(TASK GOAL): Take every line that has the string "React" and copy it out.

(INFORMATION SUPPLIED):
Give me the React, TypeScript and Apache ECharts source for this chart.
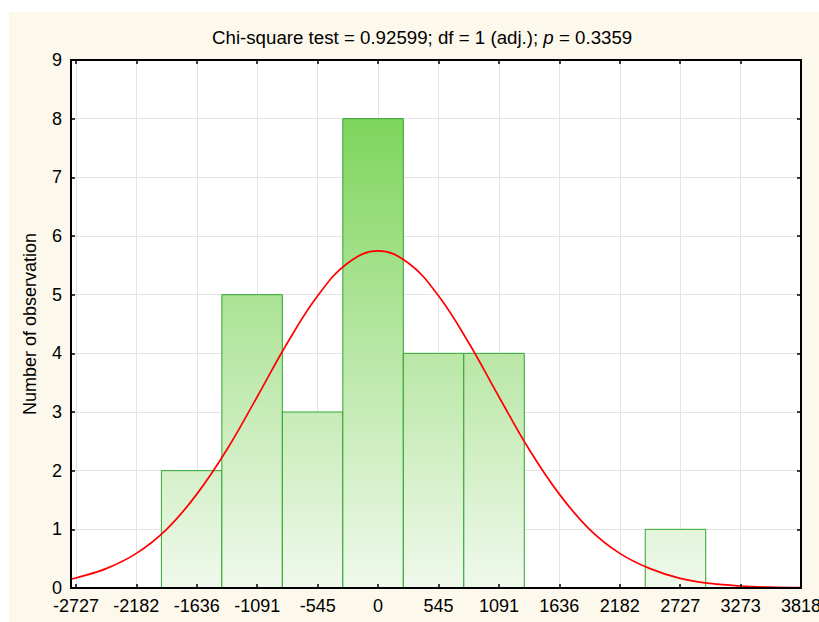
import React, { useEffect, useRef } from "react";
import * as echarts from "echarts";

// Histogram bins (class limits) and observed counts
const binStarts = [-1956, -1410, -864, -318, 228, 774, 1320, 1866, 2412];
const binEnds = [-1410, -864, -318, 228, 774, 1320, 1866, 2412, 2958];
const counts = [2, 5, 3, 8, 4, 4, 0, 0, 1];

// Tick labels
const xTicks = [-2727, -2182, -1636, -1091, -545, 0, 545, 1091, 1636, 2182, 2727, 3273, 3818];
const X_MIN = -2772;
const X_MAX = 3818;
const Y_MIN = 0;
const Y_MAX = 9;

// Expected-normal curve
const curveX = [-2772, -2727, -2455, -2182, -1909, -1636, -1364, -1091, -818, -545, -273, 0, 273, 545, 818, 1091, 1364, 1636, 1909, 2182, 2455, 2727, 3000, 3273, 3545, 3818];
const curveY = [0.15, 0.17, 0.33, 0.59, 1.0, 1.6, 2.36, 3.26, 4.18, 4.98, 5.54, 5.745, 5.54, 4.98, 4.18, 3.26, 2.36, 1.6, 1.0, 0.59, 0.33, 0.165, 0.078, 0.034, 0.014, 0.005];

const titleText = "Chi-square test = 0.92599; df = 1 (adj.); {i|p} = 0.3359";
const yName = "Number of observation";

const FONT = "'Liberation Sans', Arial, sans-serif";

export default function App() {
  const ref = useRef<HTMLDivElement>(null);
  useEffect(() => {
    if (!ref.current) return;
    const chart = echarts.init(ref.current, undefined, { renderer: "svg" });
    const barData = binStarts.map((s, i) => [s, binEnds[i], counts[i]]);
    const curveData = curveX.map((x, i) => [x, curveY[i]]);

    const axisLine = { show: true, onZero: false, lineStyle: { color: "#000", width: 2 } };
    const tickStyle = { color: "#000", width: 1.5 };

    chart.setOption({
      animation: false,
      backgroundColor: "#fdf8ec",
      textStyle: { fontFamily: FONT },
      title: {
        text: titleText,
        left: 198,
        top: 11,
        textStyle: {
          fontSize: 18.7,
          fontWeight: "normal",
          color: "#000",
          fontFamily: FONT,
          rich: { i: { fontStyle: "italic", fontSize: 18.7, color: "#000", fontFamily: FONT } },
        },
      },
      grid: {
        left: 62,
        top: 48,
        right: 18,
        bottom: 34,
        show: true,
        backgroundColor: "#ffffff",
        borderWidth: 0,
        containLabel: false,
        outerBoundsMode: "none",
      },
      xAxis: [
        {
          type: "value",
          position: "bottom",
          min: X_MIN,
          max: X_MAX,
          z: 10,
          axisLine,
          axisTick: { show: true, inside: true, length: 4, customValues: xTicks, lineStyle: tickStyle },
          axisLabel: {
            customValues: xTicks,
            formatter: (v: number) => String(Math.round(v)),
            color: "#000",
            fontSize: 18,
            margin: 9,
            fontFamily: FONT,
            showMinLabel: true,
            showMaxLabel: true,
            hideOverlap: false,
          },
          splitLine: { show: false },
        },
        {
          type: "value",
          position: "top",
          min: X_MIN,
          max: X_MAX,
          z: 0,
          axisLine,
          axisTick: { show: true, inside: true, length: 4, customValues: xTicks, lineStyle: tickStyle },
          axisLabel: { show: false, customValues: xTicks },
          splitLine: { show: true, lineStyle: { color: "#e4e4e4", width: 1 } },
        },
      ],
      yAxis: [
        {
          type: "value",
          position: "left",
          min: Y_MIN,
          max: Y_MAX,
          interval: 1,
          z: 10,
          axisLine,
          axisTick: { show: true, inside: true, length: 4, lineStyle: tickStyle },
          axisLabel: { color: "#000", fontSize: 18, margin: 9, fontFamily: FONT },
          splitLine: { show: false },
          name: yName,
          nameLocation: "middle",
          nameGap: 32,
          nameTextStyle: { fontSize: 18, color: "#000", fontFamily: FONT },
        },
        {
          type: "value",
          position: "right",
          min: Y_MIN,
          max: Y_MAX,
          interval: 1,
          z: 0,
          axisLine,
          axisTick: { show: true, inside: true, length: 4, lineStyle: tickStyle },
          axisLabel: { show: false },
          splitLine: { show: true, lineStyle: { color: "#e4e4e4", width: 1 } },
        },
      ],
      series: [
        {
          type: "custom",
          xAxisIndex: 0,
          yAxisIndex: 0,
          z: 2,
          data: barData,
          renderItem: (_params: any, api: any) => {
            const s = api.value(0);
            const e = api.value(1);
            const c = api.value(2);
            if (!c) return { type: "group", children: [] };
            const p0 = api.coord([s, c]);
            const p1 = api.coord([e, 0]);
            const yTop = api.coord([0, 8])[1];
            const yBot = api.coord([0, 0])[1];
            return {
              type: "rect",
              shape: { x: p0[0], y: p0[1], width: p1[0] - p0[0], height: p1[1] - p0[1] },
              style: {
                fill: new echarts.graphic.LinearGradient(
                  0,
                  yTop,
                  0,
                  yBot,
                  [
                    { offset: 0, color: "#7ed55c" },
                    { offset: 0.5, color: "#b9e7a6" },
                    { offset: 1, color: "#f0f9ec" },
                  ],
                  true
                ),
                stroke: "#2fa52f",
                lineWidth: 1,
              },
            };
          },
        },
        {
          type: "line",
          xAxisIndex: 0,
          yAxisIndex: 0,
          z: 5,
          data: curveData,
          smooth: 0.4,
          showSymbol: false,
          symbol: "none",
          lineStyle: { color: "#ff0000", width: 1.7 },
        },
      ],
    });
    return () => chart.dispose();
  }, []);
  return (
    <div
      ref={ref}
      style={{ position: "absolute", left: 9, top: 12, width: 810, height: 610 }}
    />
  );
}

(TASK ANSWER):
Give me the React, TypeScript and Apache ECharts source for this chart.
import React, { useEffect, useRef } from "react";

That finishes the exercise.